Das Bild unten zeigt Troelstra bei einer Redaktionssitzung von Het Volk 1900 (der dritte Redakteur von links).

Auf dem Weg nach draußen entdecke ich das „historische Reisebüro“:

Ein Bild aus Grou/Grouw, dem Ort zu dem ich am kommenden Tag in Sachen Segelregatta fahren würde, aus dem Jahr 1962; John van Dijk schreibt dazu, sein Großvater habe ihm von diesen traditionellen Schiffen zu Hause in Friesland erzählt, den skûtsjes, und er würde sehr gerne mal so ein Boot segeln.
Bin zwar schon abgefüllt mit Eindrücken, aber am De Grutterswinkel im Niewesteeg komme ich nicht vorbei. Steige wieder auf einer schmalen, steilen Holzstreppe ins Obergeschoss, wo es um eines meiner Lieblingsthemen geht: Gute Geschäfte in kleinen Geschäften, vor allem Lebensmittelgeschäften (mit den Lebensmitteln und dem zugehörigen Einzelhandel verbindet mich mein Berufsleben seit mehr als 50 Jahren, siehe auch meine Website: Kleine Läden in der Großen Bergstraße).

Museum De Grutterswinkel (Der Lebensmittelladen) in Leeuwarden
In diesem Gebäude aus dem 17. Jahrhundert befand sich vorher „de vivo-winkel van de dames Feenstra“, so steht es auf dem Info-Blatt. ViVo steht für die 1942 gegründete Vrijwillige Inkoop- en Verkoop Organisatie, ein freiwilliger Zusammenschluss der winkel, so das niederländische Wort für Laden, zu einer Ein- und Verkaufskette; die Damen Feenstra standen hinter der Theke. Die Ausstellung zeigt die Entwicklung vom kleinen Lebensmittelladen (kruidinier oder grutter) zum Supermarkt – und was dabei so alles auf der Strecke blieb.

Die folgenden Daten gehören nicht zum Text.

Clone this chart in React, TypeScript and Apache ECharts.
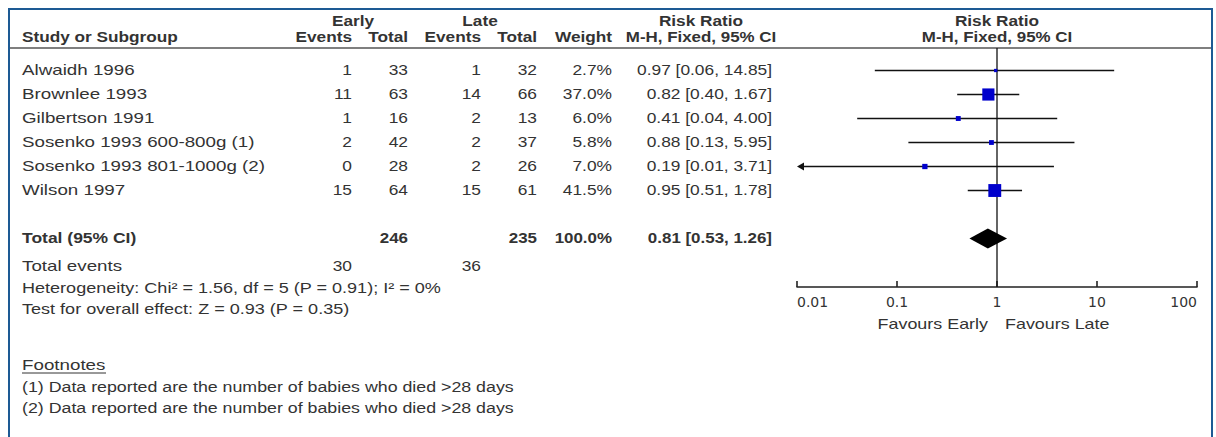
import React, { useEffect, useRef } from "react";
import * as echarts from "echarts";

// ---------- data ----------
const studies = [
  "Alwaidh 1996",
  "Brownlee 1993",
  "Gilbertson 1991",
  "Sosenko 1993 600-800g (1)",
  "Sosenko 1993 801-1000g (2)",
  "Wilson 1997",
];
const earlyEvents = [1, 11, 1, 2, 0, 15];
const earlyTotal = [33, 63, 16, 42, 28, 64];
const lateEvents = [1, 14, 2, 2, 2, 15];
const lateTotal = [32, 66, 13, 37, 26, 61];
const weights = [2.7, 37.0, 6.0, 5.8, 7.0, 41.5];
const riskRatio = [0.97, 0.82, 0.41, 0.88, 0.19, 0.95];
const ciLower = [0.06, 0.4, 0.04, 0.13, 0.01, 0.51];
const ciUpper = [14.85, 1.67, 4.0, 5.95, 3.71, 1.78];

const totalEarlyN = 246;
const totalLateN = 235;
const totalWeight = 100.0;
const totalRR = 0.81;
const totalLower = 0.53;
const totalUpper = 1.26;
const totalEventsEarly = 30;
const totalEventsLate = 36;

const heterogeneityText = "Heterogeneity: Chi\u00B2 = 1.56, df = 5 (P = 0.91); I\u00B2 = 0%";
const overallEffectText = "Test for overall effect: Z = 0.93 (P = 0.35)";
const footnotes = [
  "(1) Data reported are the number of babies who died >28 days",
  "(2) Data reported are the number of babies who died >28 days",
];
const xTickLabels = ["0.01", "0.1", "1", "10", "100"];

// ---------- layout ----------
const ROW0 = 70.5;
const ROWH = 24;
const TOTAL_ROW = 7;
const Y_MIN = -0.9375;
const Y_MAX = 9.02;
const rowY = (i: number) => ROW0 + ROWH * i;

const TEXT = "#333";
const fontReg = '14px "Liberation Sans", Arial, sans-serif';
const fontBold = 'bold 14px "Liberation Sans", Arial, sans-serif';

// horizontal stretch factors
const S_NAME = 1.34;
const S_NUM = 1.24;
const S_STAT = 1.29;
const S_NOTE = 1.27;
const S_BOLD = 1.23;
const S_BOLD_NUM = 1.21;

function T(text: string, x: number, y: number, align: string, scale: number, bold = false) {
  return {
    type: "text",
    x,
    y,
    scaleX: scale,
    silent: true,
    style: {
      text,
      fill: TEXT,
      font: bold ? fontBold : fontReg,
      textAlign: align,
      textVerticalAlign: "middle",
    },
  };
}

const fmt2 = (v: number) => v.toFixed(2);
const ciText = (r: number, l: number, u: number) => `${fmt2(r)} [${fmt2(l)}, ${fmt2(u)}]`;

// column anchors
const C_NAME = 22;
const C_EE = 352;
const C_ET = 408;
const C_LE = 481;
const C_LT = 537;
const C_W = 612;
const C_CI = 772;
const C_CI_MID = 701;
const C_PLOT = 997;

export default function App() {
  const ref = useRef<HTMLDivElement>(null);
  useEffect(() => {
    if (!ref.current) return;
    const chart = echarts.init(ref.current, undefined, { renderer: "svg" });

    const graphics: any[] = [];
    graphics.push({
      type: "rect",
      silent: true,
      shape: { x: 9, y: 9, width: 1203, height: 445 },
      style: { fill: "none", stroke: "#1d5a94", lineWidth: 2 },
    });
    graphics.push({
      type: "line",
      silent: true,
      shape: { x1: 10, y1: 48, x2: 1211, y2: 48 },
      style: { stroke: "#555", lineWidth: 1.5 },
    });
    graphics.push(T("Early", (298 + C_ET) / 2, 21, "center", S_BOLD, true));
    graphics.push(T("Late", (423 + C_LT) / 2, 21, "center", S_BOLD, true));
    graphics.push(T("Risk Ratio", C_CI_MID, 21, "center", S_BOLD, true));
    graphics.push(T("Risk Ratio", C_PLOT, 21, "center", S_BOLD, true));
    graphics.push(T("Study or Subgroup", C_NAME, 37, "left", S_BOLD, true));
    graphics.push(T("Events", C_EE, 37, "right", S_BOLD, true));
    graphics.push(T("Total", C_ET, 37, "right", S_BOLD, true));
    graphics.push(T("Events", C_LE, 37, "right", S_BOLD, true));
    graphics.push(T("Total", C_LT, 37, "right", S_BOLD, true));
    graphics.push(T("Weight", C_W, 37, "right", S_BOLD, true));
    graphics.push(T("M-H, Fixed, 95% CI", C_CI_MID, 37, "center", S_BOLD_NUM, true));
    graphics.push(T("M-H, Fixed, 95% CI", C_PLOT, 37, "center", S_BOLD_NUM, true));

    studies.forEach((s, i) => {
      const y = rowY(i);
      graphics.push(T(s, C_NAME, y, "left", S_NAME));
      graphics.push(T(String(earlyEvents[i]), C_EE, y, "right", S_NUM));
      graphics.push(T(String(earlyTotal[i]), C_ET, y, "right", S_NUM));
      graphics.push(T(String(lateEvents[i]), C_LE, y, "right", S_NUM));
      graphics.push(T(String(lateTotal[i]), C_LT, y, "right", S_NUM));
      graphics.push(T(weights[i].toFixed(1) + "%", C_W, y, "right", S_NUM));
      graphics.push(T(ciText(riskRatio[i], ciLower[i], ciUpper[i]), C_CI, y, "right", S_NUM));
    });

    const ty = rowY(TOTAL_ROW);
    graphics.push(T("Total (95% CI)", C_NAME, ty, "left", 1.25, true));
    graphics.push(T(String(totalEarlyN), C_ET, ty, "right", S_BOLD_NUM, true));
    graphics.push(T(String(totalLateN), C_LT, ty, "right", S_BOLD_NUM, true));
    graphics.push(T(totalWeight.toFixed(1) + "%", C_W, ty, "right", S_BOLD_NUM, true));
    graphics.push(T(ciText(totalRR, totalLower, totalUpper), C_CI, ty, "right", S_BOLD_NUM, true));

    graphics.push(T("Total events", C_NAME, 266, "left", S_NAME));
    graphics.push(T(String(totalEventsEarly), C_EE, 266, "right", S_NUM));
    graphics.push(T(String(totalEventsLate), C_LE, 266, "right", S_NUM));
    graphics.push(T(heterogeneityText, C_NAME, 288, "left", S_STAT));
    graphics.push(T(overallEffectText, C_NAME, 309, "left", S_STAT));
    graphics.push(T("Footnotes", C_NAME, 365, "left", S_NAME));
    graphics.push({
      type: "line",
      silent: true,
      shape: { x1: C_NAME, y1: 373, x2: C_NAME + 84, y2: 373 },
      style: { stroke: TEXT, lineWidth: 1 },
    });
    footnotes.forEach((f, i) => graphics.push(T(f, C_NAME, 387 + 21 * i, "left", S_NOTE)));

    graphics.push(T("Favours Early", 988, 324, "right", 1.28));
    graphics.push(T("Favours Late", 1005, 324, "left", 1.28));

    const studyData = studies.map((_, i) => [riskRatio[i], ciLower[i], ciUpper[i], i, weights[i]]);

    chart.setOption({
      animation: false,
      grid: { left: 797, width: 400, top: 48, height: 239, containLabel: false },
      xAxis: {
        type: "log",
        logBase: 10,
        min: 0.01,
        max: 100,
        splitLine: { show: false },
        minorTick: { show: false },
        axisLine: { show: true, onZero: false, lineStyle: { color: "#222", width: 1.6 } },
        axisTick: { show: true, inside: true, length: 6, lineStyle: { color: "#222", width: 1.6 } },
        axisLabel: {
          color: "#333",
          fontFamily: '"DejaVu Sans", sans-serif',
          fontSize: 14,
          margin: 8,
          alignMinLabel: "left",
          alignMaxLabel: "right",
          showMinLabel: true,
          showMaxLabel: true,
          formatter: (v: number) => {
            const idx = Math.round(Math.log10(v)) + 2;
            return xTickLabels[idx] ?? "";
          },
        },
      },
      yAxis: {
        type: "value",
        min: Y_MIN,
        max: Y_MAX,
        inverse: true,
        show: false,
        splitLine: { show: false },
      },
      graphic: graphics,
      series: [
        {
          type: "line",
          z: 1,
          symbol: "none",
          silent: true,
          lineStyle: { color: "#111", width: 1.3 },
          data: [
            [1, Y_MIN],
            [1, Y_MAX],
          ],
        },
        {
          type: "custom",
          z: 2,
          silent: true,
          encode: { x: [0, 1, 2], y: 3 },
          data: studyData,
          clip: false,
          renderItem: (params: any, api: any) => {
            const r = api.value(0);
            const lo = api.value(1);
            const hi = api.value(2);
            const row = api.value(3);
            const w = api.value(4);
            const arrowL = lo <= 0.01;
            const loC = Math.max(lo, 0.01);
            const hiC = Math.min(hi, 100);
            const pL = api.coord([loC, row]);
            const pH = api.coord([hiC, row]);
            const pC = api.coord([r, row]);
            const s = 20 * Math.sqrt(w / 100);
            const children: any[] = [
              {
                type: "line",
                shape: { x1: pL[0] + (arrowL ? 5 : 0), y1: pL[1], x2: pH[0], y2: pH[1] },
                style: { stroke: "#111", lineWidth: 1.3 },
              },
              {
                type: "rect",
                shape: { x: pC[0] - s / 2, y: pC[1] - s / 2, width: s, height: s },
                style: { fill: "#0000cc", stroke: null },
              },
            ];
            if (arrowL) {
              children.push({
                type: "polygon",
                shape: {
                  points: [
                    [pL[0], pL[1]],
                    [pL[0] + 7, pL[1] - 4],
                    [pL[0] + 7, pL[1] + 4],
                  ],
                },
                style: { fill: "#111" },
              });
            }
            return { type: "group", children };
          },
        },
        {
          type: "custom",
          z: 3,
          silent: true,
          encode: { x: [0, 1, 2], y: 3 },
          data: [[totalRR, totalLower, totalUpper, TOTAL_ROW]],
          renderItem: (params: any, api: any) => {
            const row = api.value(3);
            const pC = api.coord([api.value(0), row]);
            const pL = api.coord([api.value(1), row]);
            const pH = api.coord([api.value(2), row]);
            return {
              type: "polygon",
              shape: {
                points: [
                  [pL[0], pL[1]],
                  [pC[0], pC[1] - 10],
                  [pH[0], pH[1]],
                  [pC[0], pC[1] + 10],
                ],
              },
              style: { fill: "#000" },
            };
          },
        },
      ],
    });
    return () => chart.dispose();
  }, []);

  return (
    <div
      ref={ref}
      style={{ position: "fixed", left: 0, top: 0, width: 1216, height: 437, background: "#fff" }}
    />
  );
}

Studiere, weil ich mich gerade mit dem Fair Winds Collective und dem Transport von Kaffee, Kakao, Tee unter Segeln befasse, besonders diese Warengruppe …

Kriege leckere Lakritzen und Schokobonbons per Unze in Papiertüten gefüllt, wie in meiner Kindheit, als Süßigkeiten zunächst etwas Außerirdisches waren, dann seltene Einzelstücke. Und so kommt es dann doch zum exzessiven Naschen am Ende dieses lekkeren Tages. Lekker steht im Niederländischen für alles Schöne, egal welchen Sinn es erfreut. Wad mooin! könnte ich noch hinzufügen: Wie schön.